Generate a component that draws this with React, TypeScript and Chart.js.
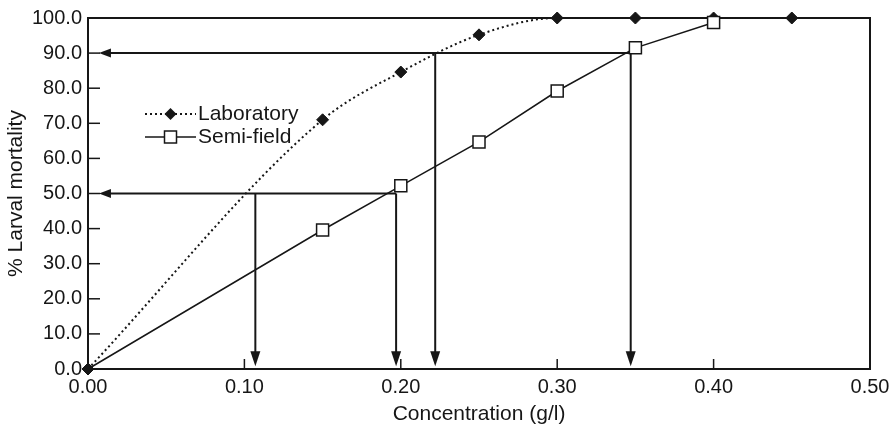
import React, { useEffect, useRef } from "react";
import { Chart, registerables } from "chart.js";

Chart.register(...registerables);

// ---- Data ----
const labX = [0.0, 0.15, 0.2, 0.25, 0.3, 0.35, 0.4, 0.45];
const labY = [0.0, 71.0, 84.6, 95.2, 100.0, 100.0, 100.0, 100.0];

const semiX = [0.0, 0.15, 0.2, 0.25, 0.3, 0.35, 0.4];
const semiY = [0.0, 39.6, 52.2, 64.7, 79.2, 91.5, 98.7];

// horizontal read-off arrows (pointing to the y axis)
const hArrowY = [90, 50];
const hArrowFrom = [0.347, 0.197];
const hArrowTo = [0.007, 0.007];

// vertical read-off arrows (pointing to the x axis)
const vArrowX = [0.107, 0.197, 0.222, 0.347];
const vArrowFrom = [50, 50, 90, 90];
const vArrowTo = [0.8, 0.8, 0.8, 0.8];

const xTickValues = [0.1, 0.2, 0.3, 0.4];
const yTickValues = [10, 20, 30, 40, 50, 60, 70, 80, 90];

const INK = "#161616";
const FONT = "'Liberation Sans', Arial, Helvetica, sans-serif";

const decorPlugin = {
  id: "decor",
  beforeDatasetsDraw(chart: any) {
    const { ctx, chartArea: ca, scales } = chart;
    const xs = scales.x;
    const ys = scales.y;
    ctx.save();
    ctx.strokeStyle = INK;
    ctx.fillStyle = INK;
    // frame
    ctx.lineWidth = 2;
    ctx.strokeRect(ca.left, ca.top, ca.right - ca.left, ca.bottom - ca.top);
    // inward ticks
    ctx.lineWidth = 1.5;
    yTickValues.forEach((v) => {
      const py = ys.getPixelForValue(v);
      ctx.beginPath();
      ctx.moveTo(ca.left, py);
      ctx.lineTo(ca.left + 12, py);
      ctx.stroke();
    });
    xTickValues.forEach((v) => {
      const px = xs.getPixelForValue(v);
      ctx.beginPath();
      ctx.moveTo(px, ca.bottom);
      ctx.lineTo(px, ca.bottom - 10);
      ctx.stroke();
    });
    // horizontal arrows
    ctx.lineWidth = 2;
    hArrowY.forEach((yv, i) => {
      const py = ys.getPixelForValue(yv);
      const p0 = xs.getPixelForValue(hArrowFrom[i]);
      const p1 = xs.getPixelForValue(hArrowTo[i]);
      ctx.beginPath();
      ctx.moveTo(p0, py);
      ctx.lineTo(p1 + 8, py);
      ctx.stroke();
      ctx.beginPath();
      ctx.moveTo(p1, py);
      ctx.lineTo(p1 + 12, py - 4.5);
      ctx.lineTo(p1 + 12, py + 4.5);
      ctx.closePath();
      ctx.fill();
    });
    // vertical arrows
    vArrowX.forEach((xv, i) => {
      const px = xs.getPixelForValue(xv);
      const p0 = ys.getPixelForValue(vArrowFrom[i]);
      const p1 = ys.getPixelForValue(vArrowTo[i]);
      ctx.beginPath();
      ctx.moveTo(px, p0);
      ctx.lineTo(px, p1 - 10);
      ctx.stroke();
      ctx.beginPath();
      ctx.moveTo(px, p1);
      ctx.lineTo(px - 5, p1 - 15);
      ctx.lineTo(px + 5, p1 - 15);
      ctx.closePath();
      ctx.fill();
    });
    ctx.restore();
  },
  afterDatasetsDraw(chart: any) {
    const { ctx, chartArea: ca } = chart;
    const lx0 = ca.left + 57;
    const lx1 = ca.left + 108;
    const mx = (lx0 + lx1) / 2;
    const tx = ca.left + 110;
    const y1 = ca.top + 96;
    const y2 = ca.top + 119;
    ctx.save();
    ctx.strokeStyle = INK;
    ctx.fillStyle = INK;
    // Laboratory
    ctx.lineWidth = 2;
    ctx.setLineDash([2, 3]);
    ctx.beginPath();
    ctx.moveTo(lx0, y1);
    ctx.lineTo(lx1, y1);
    ctx.stroke();
    ctx.setLineDash([]);
    ctx.beginPath();
    ctx.moveTo(mx - 6, y1);
    ctx.lineTo(mx, y1 - 6);
    ctx.lineTo(mx + 6, y1);
    ctx.lineTo(mx, y1 + 6);
    ctx.closePath();
    ctx.fill();
    // Semi-field
    ctx.lineWidth = 1.5;
    ctx.beginPath();
    ctx.moveTo(lx0, y2);
    ctx.lineTo(lx1, y2);
    ctx.stroke();
    ctx.fillStyle = "#fff";
    ctx.fillRect(mx - 6, y2 - 6, 12, 12);
    ctx.strokeRect(mx - 6, y2 - 6, 12, 12);
    ctx.fillStyle = INK;
    ctx.font = `21px ${FONT}`;
    ctx.textBaseline = "middle";
    ctx.textAlign = "left";
    ctx.fillText("Laboratory", tx, y1);
    ctx.fillText("Semi-field", tx, y2);
    ctx.restore();
  },
};

export default function App() {
  const ref = useRef<HTMLCanvasElement | null>(null);

  useEffect(() => {
    document.body.style.margin = "0";
    const canvas = ref.current;
    if (!canvas) return;
    const semiRadius = semiX.map((_, i) => (i === 0 ? 0 : 8.5));
    const chart = new Chart(canvas, {
      type: "line",
      data: {
        datasets: [
          {
            label: "Semi-field",
            data: semiX.map((x, i) => ({ x, y: semiY[i] })),
            borderColor: INK,
            borderWidth: 1.5,
            backgroundColor: "#ffffff",
            pointStyle: "rect",
            pointRadius: semiRadius,
            pointBorderWidth: 1.5,
            pointBorderColor: INK,
            pointBackgroundColor: "#ffffff",
            tension: 0,
            clip: false,
          } as any,
          {
            label: "Laboratory",
            data: labX.map((x, i) => ({ x, y: labY[i] })),
            borderColor: INK,
            borderWidth: 2,
            borderDash: [2, 3],
            backgroundColor: INK,
            pointStyle: "rectRot",
            pointRadius: 6,
            pointBorderWidth: 1,
            pointBorderColor: INK,
            pointBackgroundColor: INK,
            cubicInterpolationMode: "monotone",
            clip: false,
          } as any,
        ],
      },
      options: {
        responsive: false,
        animation: false,
        layout: { padding: { top: 18, right: 21, left: 0, bottom: 0 } },
        plugins: {
          legend: { display: false },
          tooltip: { enabled: false },
        },
        scales: {
          x: {
            type: "linear",
            min: 0,
            max: 0.5,
            grid: { display: false, drawTicks: false },
            border: { display: false },
            ticks: {
              stepSize: 0.1,
              padding: 6,
              color: INK,
              font: { family: FONT, size: 20 },
              maxRotation: 0,
              callback: (v: any) => Number(v).toFixed(2),
            },
            title: {
              display: true,
              text: "Concentration (g/l)",
              color: INK,
              font: { family: FONT, size: 21 },
              padding: { top: 0, bottom: 1 },
            },
            afterFit: (s: any) => {
              s.height = 59;
              s.paddingLeft = 0;
              s.paddingRight = 0;
            },
          },
          y: {
            type: "linear",
            min: 0,
            max: 100,
            grid: { display: false, drawTicks: false },
            border: { display: false },
            ticks: {
              stepSize: 10,
              padding: 6,
              color: INK,
              font: { family: FONT, size: 20 },
              callback: (v: any) => Number(v).toFixed(1),
            },
            title: {
              display: true,
              text: "% Larval mortality",
              color: INK,
              font: { family: FONT, size: 21 },
              padding: { top: 4, bottom: 0 },
            },
            afterFit: (s: any) => {
              s.width = 88;
              s.paddingTop = 0;
              s.paddingBottom = 0;
            },
          },
        },
      },
      plugins: [decorPlugin],
    });
    return () => chart.destroy();
  }, []);

  return (
    <div style={{ width: 891, height: 428, background: "#fff" }}>
      <canvas ref={ref} width={891} height={428} style={{ display: "block" }} />
    </div>
  );
}
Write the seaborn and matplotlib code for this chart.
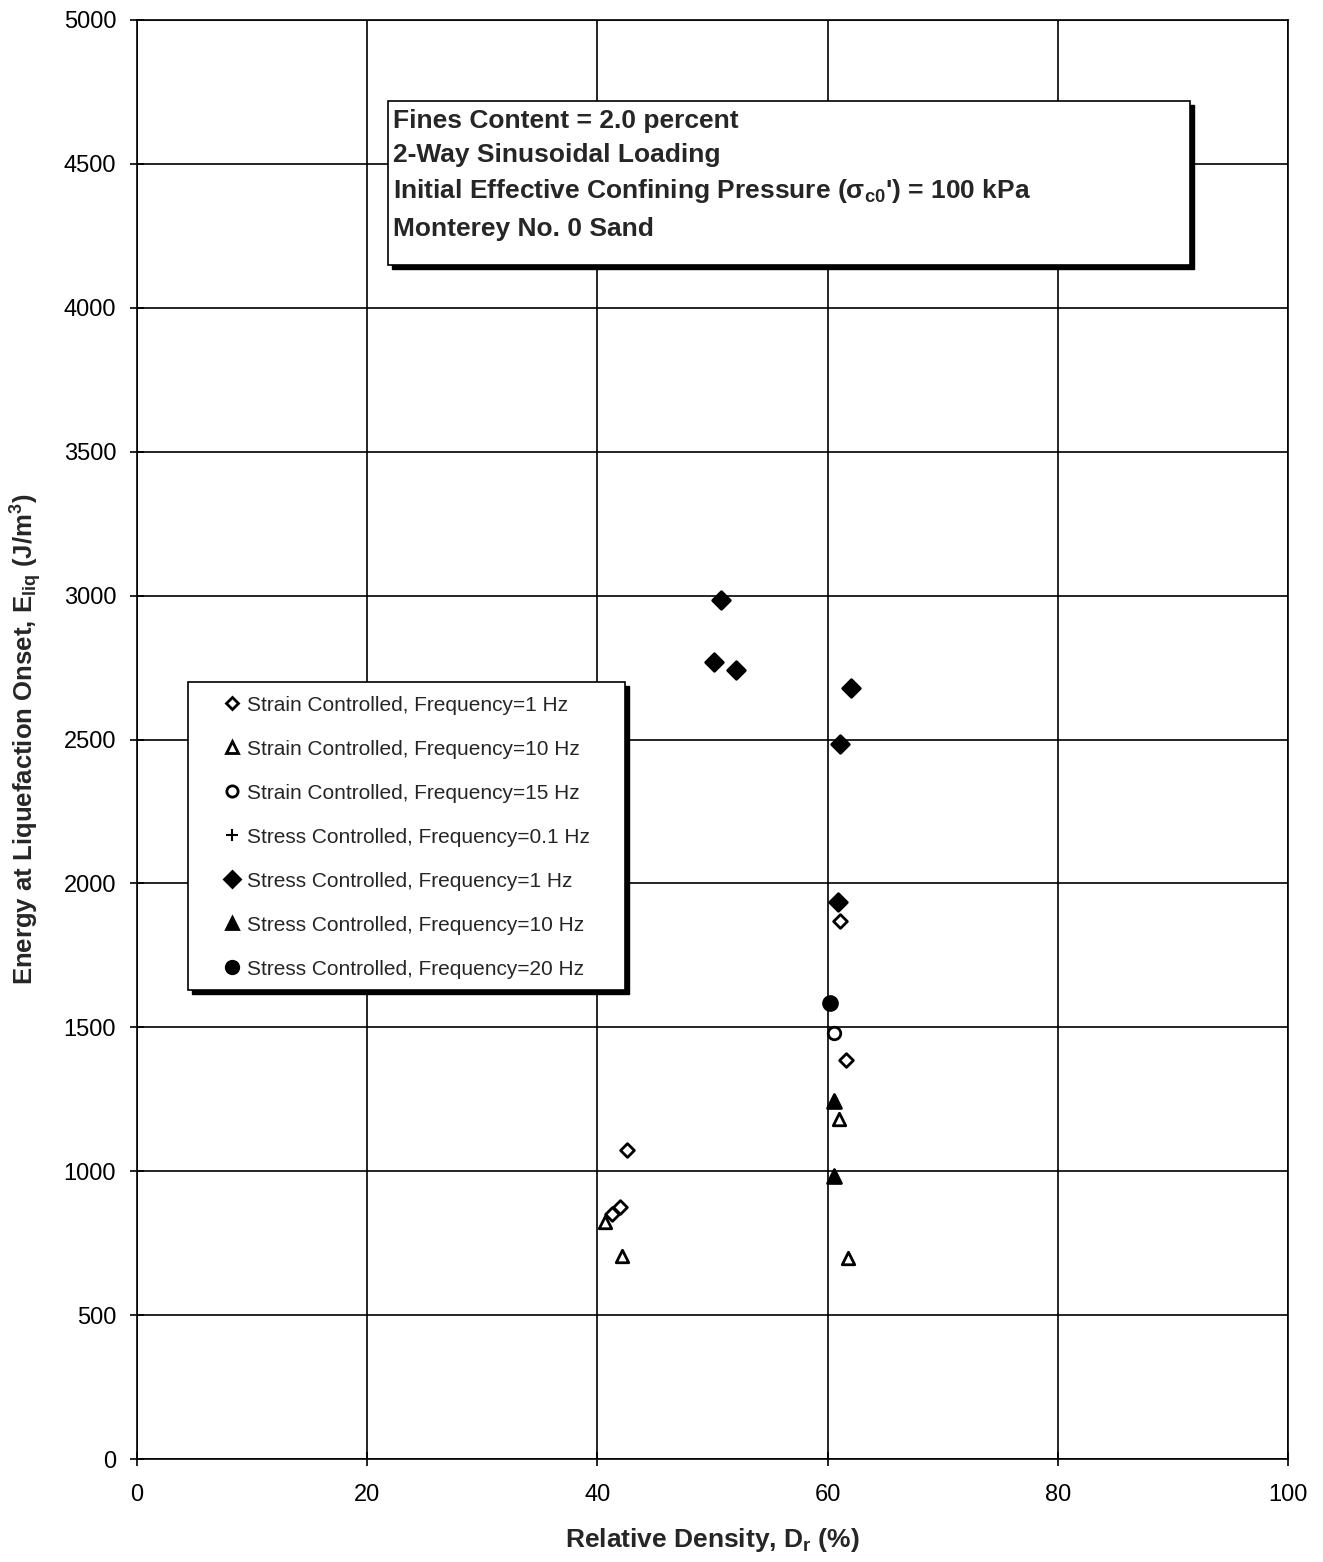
━━━
Requirement:
Without the pictures, repeat the listing above exactly.

Full answer:
Generate a component that draws this with React, TypeScript and Chart.js.
import React, { useEffect, useRef } from "react";
import { Chart, registerables } from "chart.js";

Chart.register(...registerables);

// ---- Data ----
const labX = [0.0, 0.15, 0.2, 0.25, 0.3, 0.35, 0.4, 0.45];
const labY = [0.0, 71.0, 84.6, 95.2, 100.0, 100.0, 100.0, 100.0];

const semiX = [0.0, 0.15, 0.2, 0.25, 0.3, 0.35, 0.4];
const semiY = [0.0, 39.6, 52.2, 64.7, 79.2, 91.5, 98.7];

// horizontal read-off arrows (pointing to the y axis)
const hArrowY = [90, 50];
const hArrowFrom = [0.347, 0.197];
const hArrowTo = [0.007, 0.007];

// vertical read-off arrows (pointing to the x axis)
const vArrowX = [0.107, 0.197, 0.222, 0.347];
const vArrowFrom = [50, 50, 90, 90];
const vArrowTo = [0.8, 0.8, 0.8, 0.8];

const xTickValues = [0.1, 0.2, 0.3, 0.4];
const yTickValues = [10, 20, 30, 40, 50, 60, 70, 80, 90];

const INK = "#161616";
const FONT = "'Liberation Sans', Arial, Helvetica, sans-serif";

const decorPlugin = {
  id: "decor",
  beforeDatasetsDraw(chart: any) {
    const { ctx, chartArea: ca, scales } = chart;
    const xs = scales.x;
    const ys = scales.y;
    ctx.save();
    ctx.strokeStyle = INK;
    ctx.fillStyle = INK;
    // frame
    ctx.lineWidth = 2;
    ctx.strokeRect(ca.left, ca.top, ca.right - ca.left, ca.bottom - ca.top);
    // inward ticks
    ctx.lineWidth = 1.5;
    yTickValues.forEach((v) => {
      const py = ys.getPixelForValue(v);
      ctx.beginPath();
      ctx.moveTo(ca.left, py);
      ctx.lineTo(ca.left + 12, py);
      ctx.stroke();
    });
    xTickValues.forEach((v) => {
      const px = xs.getPixelForValue(v);
      ctx.beginPath();
      ctx.moveTo(px, ca.bottom);
      ctx.lineTo(px, ca.bottom - 10);
      ctx.stroke();
    });
    // horizontal arrows
    ctx.lineWidth = 2;
    hArrowY.forEach((yv, i) => {
      const py = ys.getPixelForValue(yv);
      const p0 = xs.getPixelForValue(hArrowFrom[i]);
      const p1 = xs.getPixelForValue(hArrowTo[i]);
      ctx.beginPath();
      ctx.moveTo(p0, py);
      ctx.lineTo(p1 + 8, py);
      ctx.stroke();
      ctx.beginPath();
      ctx.moveTo(p1, py);
      ctx.lineTo(p1 + 12, py - 4.5);
      ctx.lineTo(p1 + 12, py + 4.5);
      ctx.closePath();
      ctx.fill();
    });
    // vertical arrows
    vArrowX.forEach((xv, i) => {
      const px = xs.getPixelForValue(xv);
      const p0 = ys.getPixelForValue(vArrowFrom[i]);
      const p1 = ys.getPixelForValue(vArrowTo[i]);
      ctx.beginPath();
      ctx.moveTo(px, p0);
      ctx.lineTo(px, p1 - 10);
      ctx.stroke();
      ctx.beginPath();
      ctx.moveTo(px, p1);
      ctx.lineTo(px - 5, p1 - 15);
      ctx.lineTo(px + 5, p1 - 15);
      ctx.closePath();
      ctx.fill();
    });
    ctx.restore();
  },
  afterDatasetsDraw(chart: any) {
    const { ctx, chartArea: ca } = chart;
    const lx0 = ca.left + 57;
    const lx1 = ca.left + 108;
    const mx = (lx0 + lx1) / 2;
    const tx = ca.left + 110;
    const y1 = ca.top + 96;
    const y2 = ca.top + 119;
    ctx.save();
    ctx.strokeStyle = INK;
    ctx.fillStyle = INK;
    // Laboratory
    ctx.lineWidth = 2;
    ctx.setLineDash([2, 3]);
    ctx.beginPath();
    ctx.moveTo(lx0, y1);
    ctx.lineTo(lx1, y1);
    ctx.stroke();
    ctx.setLineDash([]);
    ctx.beginPath();
    ctx.moveTo(mx - 6, y1);
    ctx.lineTo(mx, y1 - 6);
    ctx.lineTo(mx + 6, y1);
    ctx.lineTo(mx, y1 + 6);
    ctx.closePath();
    ctx.fill();
    // Semi-field
    ctx.lineWidth = 1.5;
    ctx.beginPath();
    ctx.moveTo(lx0, y2);
    ctx.lineTo(lx1, y2);
    ctx.stroke();
    ctx.fillStyle = "#fff";
    ctx.fillRect(mx - 6, y2 - 6, 12, 12);
    ctx.strokeRect(mx - 6, y2 - 6, 12, 12);
    ctx.fillStyle = INK;
    ctx.font = `21px ${FONT}`;
    ctx.textBaseline = "middle";
    ctx.textAlign = "left";
    ctx.fillText("Laboratory", tx, y1);
    ctx.fillText("Semi-field", tx, y2);
    ctx.restore();
  },
};

export default function App() {
  const ref = useRef<HTMLCanvasElement | null>(null);

  useEffect(() => {
    document.body.style.margin = "0";
    const canvas = ref.current;
    if (!canvas) return;
    const semiRadius = semiX.map((_, i) => (i === 0 ? 0 : 8.5));
    const chart = new Chart(canvas, {
      type: "line",
      data: {
        datasets: [
          {
            label: "Semi-field",
            data: semiX.map((x, i) => ({ x, y: semiY[i] })),
            borderColor: INK,
            borderWidth: 1.5,
            backgroundColor: "#ffffff",
            pointStyle: "rect",
            pointRadius: semiRadius,
            pointBorderWidth: 1.5,
            pointBorderColor: INK,
            pointBackgroundColor: "#ffffff",
            tension: 0,
            clip: false,
          } as any,
          {
            label: "Laboratory",
            data: labX.map((x, i) => ({ x, y: labY[i] })),
            borderColor: INK,
            borderWidth: 2,
            borderDash: [2, 3],
            backgroundColor: INK,
            pointStyle: "rectRot",
            pointRadius: 6,
            pointBorderWidth: 1,
            pointBorderColor: INK,
            pointBackgroundColor: INK,
            cubicInterpolationMode: "monotone",
            clip: false,
          } as any,
        ],
      },
      options: {
        responsive: false,
        animation: false,
        layout: { padding: { top: 18, right: 21, left: 0, bottom: 0 } },
        plugins: {
          legend: { display: false },
          tooltip: { enabled: false },
        },
        scales: {
          x: {
            type: "linear",
            min: 0,
            max: 0.5,
            grid: { display: false, drawTicks: false },
            border: { display: false },
            ticks: {
              stepSize: 0.1,
              padding: 6,
              color: INK,
              font: { family: FONT, size: 20 },
              maxRotation: 0,
              callback: (v: any) => Number(v).toFixed(2),
            },
            title: {
              display: true,
              text: "Concentration (g/l)",
              color: INK,
              font: { family: FONT, size: 21 },
              padding: { top: 0, bottom: 1 },
            },
            afterFit: (s: any) => {
              s.height = 59;
              s.paddingLeft = 0;
              s.paddingRight = 0;
            },
          },
          y: {
            type: "linear",
            min: 0,
            max: 100,
            grid: { display: false, drawTicks: false },
            border: { display: false },
            ticks: {
              stepSize: 10,
              padding: 6,
              color: INK,
              font: { family: FONT, size: 20 },
              callback: (v: any) => Number(v).toFixed(1),
            },
            title: {
              display: true,
              text: "% Larval mortality",
              color: INK,
              font: { family: FONT, size: 21 },
              padding: { top: 4, bottom: 0 },
            },
            afterFit: (s: any) => {
              s.width = 88;
              s.paddingTop = 0;
              s.paddingBottom = 0;
            },
          },
        },
      },
      plugins: [decorPlugin],
    });
    return () => chart.destroy();
  }, []);

  return (
    <div style={{ width: 891, height: 428, background: "#fff" }}>
      <canvas ref={ref} width={891} height={428} style={{ display: "block" }} />
    </div>
  );
}
Write the seaborn and matplotlib code for this chart.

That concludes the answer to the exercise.